I SING HER A SONG ABOUT US: Wer das singt oder sagt, ist jenes Du, das nicht ein "Lustmörder" ist wie etwa bei Otto Dix, sondern ein "Täter" (perpetrator), und damit verfolgt Jenny Holzer einen anderen, ungleich stringenteren Diskurs, obwohl sie ihre Serie mit "Lustmord" betitelt und nicht etwa mit Vergewaltigung und Mord. Sie will benennen und anklagen, und sie weiss genau, welche Sätze sie dem Täter, welche dem Opfer und welche dem/der BeobachterIn zuschreibt.
Es gibt einen "Song" über zwei, der kein Lovesong ist, und eine/einer, der/die zuhört. Oder: Der/die BeobachterIn ist auch der/die LeserIn, das heisst, das sind wir, genauer das "I", und wir sind im Text, im Bild.
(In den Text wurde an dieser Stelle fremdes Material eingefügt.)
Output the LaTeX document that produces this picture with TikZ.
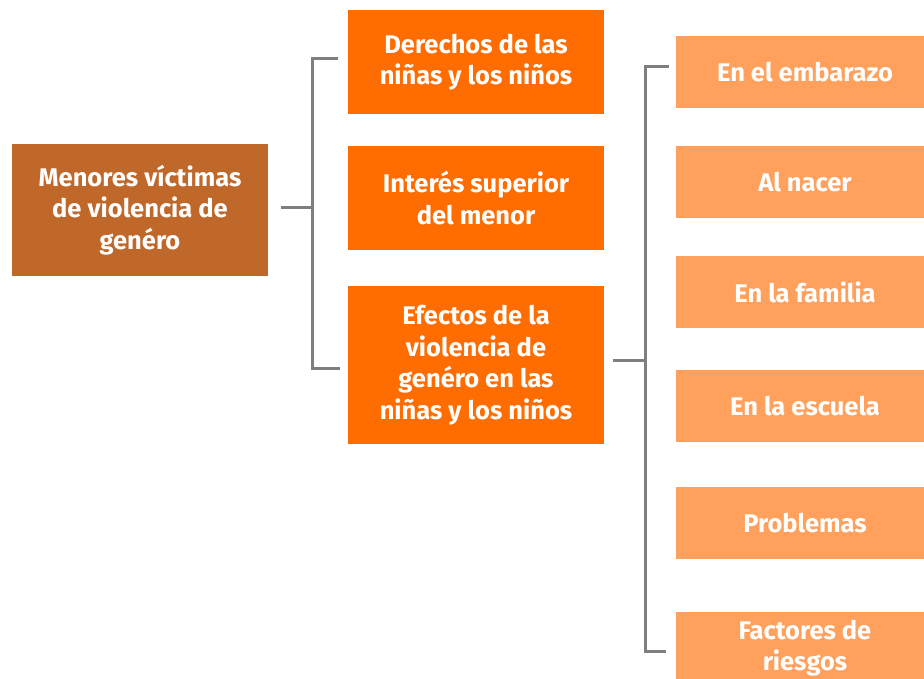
\documentclass[tikz,border=0pt]{standalone}
\usepackage{fontspec}
\setmainfont{Fira Sans}
\usepackage{tikz}
\usetikzlibrary{positioning}
\definecolor{rootbrown}{HTML}{C0672A}
\definecolor{midorange}{HTML}{FF6C00}
\definecolor{leaforange}{HTML}{FFA05C}
\definecolor{linkgray}{HTML}{7F7F7F}

\begin{document}
\begin{tikzpicture}[x=1pt, y=-1pt,
  font=\fontsize{25.5}{31.5}\selectfont\bfseries,
  box/.style={text=white, align=center, inner sep=0pt},
  rootbox/.style={box, fill=rootbrown, minimum width=256pt, minimum height=132pt},
  midbox/.style={box, fill=midorange, minimum width=256pt, minimum height=104pt},
  leafbox/.style={box, fill=leaforange, minimum width=258pt, minimum height=72pt},
  link/.style={draw=linkgray, line width=3pt}]
  \useasboundingbox (0,0) rectangle (924,679);
  \def\colR{140} \def\colM{476} \def\colL{805}
  \node[rootbox] (root) at (\colR,210) {Menores víctimas\\de violencia de\\genéro};
  \node[midbox] (der) at (\colM,62) {Derechos de las\\niñas y los niños};
  \node[midbox] (int) at (\colM,198) {Interés superior\\del menor};
  \node[midbox, minimum height=158pt] (efe) at (\colM,365) {Efectos de la\\violencia de\\genéro en las\\niñas y los niños};
  \foreach \y/\n/\t in {72.5/emb/En el embarazo, 182/nac/Al nacer, 292/fam/En la familia,
      406/esc/En la escuela, 523/pro/Problemas, 648/fac/Factores de\\riesgos} {
    \node[leafbox] (\n) at (\colL,\y) {\t};
  }
  % brackets
  \coordinate (spineA) at (312,208);
  \coordinate (spineB) at (645,360);
  \draw[link] ([xshift=13pt]root.east |- spineA) -- (spineA);
  \draw[link, line cap=rect] ([xshift=-11pt,yshift=3pt]der.west) -| ([yshift=3pt]spineA |- der.west)
    -- ([yshift=-3pt]spineA |- efe.west) -- ([xshift=-9pt,yshift=-3pt]efe.west);
  \draw[link] ([xshift=9pt]efe.east |- spineB) -- (spineB);
  \draw[link, line cap=rect] ([xshift=-8pt,yshift=5.5pt]emb.west) -- ([yshift=5.5pt]spineB |- emb.west)
    -- ([yshift=-3pt]spineB |- fac.west) -- ([xshift=-11pt,yshift=-3pt]fac.west);
\end{tikzpicture}
\end{document}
Wir sind nicht mehr VoyeurIn, sondern Mit-Leidende, Komplizen und Opfer, mithin Text, textus, hineinverwoben und -verflochten in jenes Geschehen, das Töten heisst und Lust verspricht. Diese Stimmen, die im Lesetext drei eigene Stränge sind, werden, wenn sie später kontextuiert werden durch die jeweiligen Arbeiten, ein Geflecht, so dass nicht mehr sofort ersichtlich ist, wer spricht.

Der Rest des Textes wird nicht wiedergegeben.